Ok, so i have searched many other posts on the situation(s) that i have. I have found them helpful but still need other opinions. 

I have an 01 LE w/ 83k on it. First ill start off with the slight vibration in the steering wheel at 55 to 65mph. Im not sure when the wheels/tires were balanced last (rotated 3500k ago)... The vibration will only last for a couple seconds then go away. It will eventually come back again then go away... Any thoughts? 

Next, say im going 60mph and i have to stop quickly, if i step very firmly on the brakes, it feels like the whole truck shakes. i would say most of the shaking is coming from the front. It just doesnt happen at 60mph...if i am going slower and i press harder on the brakes and it will still happen...just not as much...

im thinking i have warped rotors...but the brakes were just replaced about 4k ago and the bearings were repacked...

Insight from everybody would be great! 

Thanks,

J


----------



## thejaron (Mar 10, 2008)

if it's a habit of breaking quickly from 60, your brake pads/rotors are prone to wear quicker... not saying you're wrong, just if you havn't checked them, you may want to

have you checked the alignment?

was the bearing pre-load done right?

I hope this helps, I'm somewhat of a newb so dont take everything I say as truth... get another opinion


----------



## gajego (Jun 19, 2007)

Most likely the rotors are warped, and subsequently the pads are worn.
It happened to my 01 Pfinder at 26,000km

Dealer did not even wanted to hear about replacement, so they resurfaced them.
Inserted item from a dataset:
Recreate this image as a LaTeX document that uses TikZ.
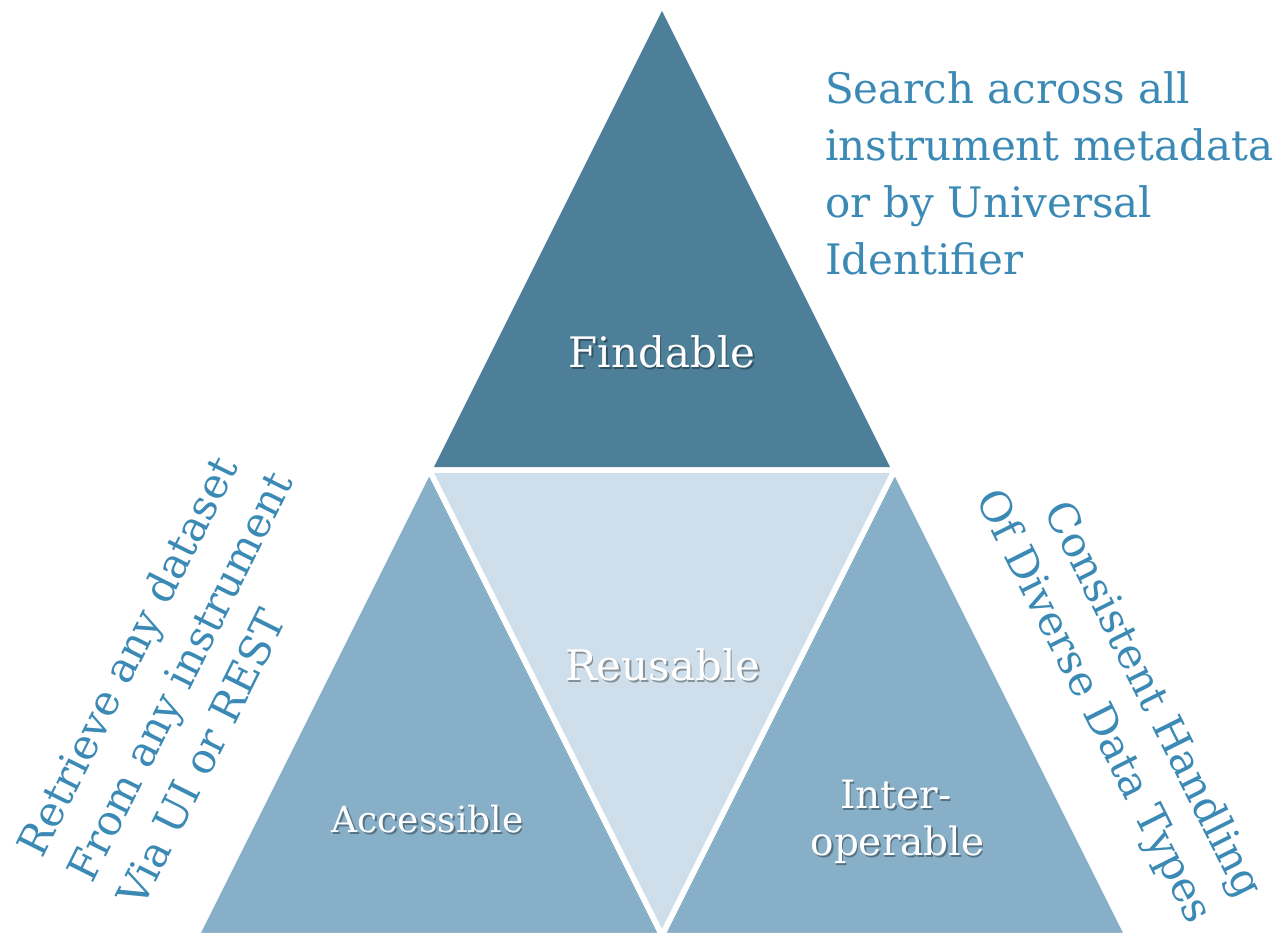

Piss-poor job! which will last much less then new ones.

At 86,000km I did the brakes and I decided to replace the rotors as well. It was a big job because unlike any other cars, where they come off relatively easy, in this case the rotors are part of the front bearing assembly, so they have to remove it all (a design from the 80's, however really sturdy and secure I would say)

You should check the rotors for the surface discoloration, and groowes. If the surface is relatively even then look for blue areas (coming from heavy heat after hard braking) depending how bad they are, and how much "meat" if been left on the rotors, you can decide for resurfing or replacement.


----------



## supraholic (Nov 21, 2005)

I had same issues.. Had rotors replaced... this fixed the vibration during braking issue.. then had the tires balanced 3 different times to get it right before the vibration at normal driving went away..


----------



## Phantom01Pathfinder (Dec 6, 2007)

Thanks for all the replies. Ill check the tire pressure and see if i can get them balanced and rotated this weekend. if thats not the problem then ill check the rotors...

thanks again


----------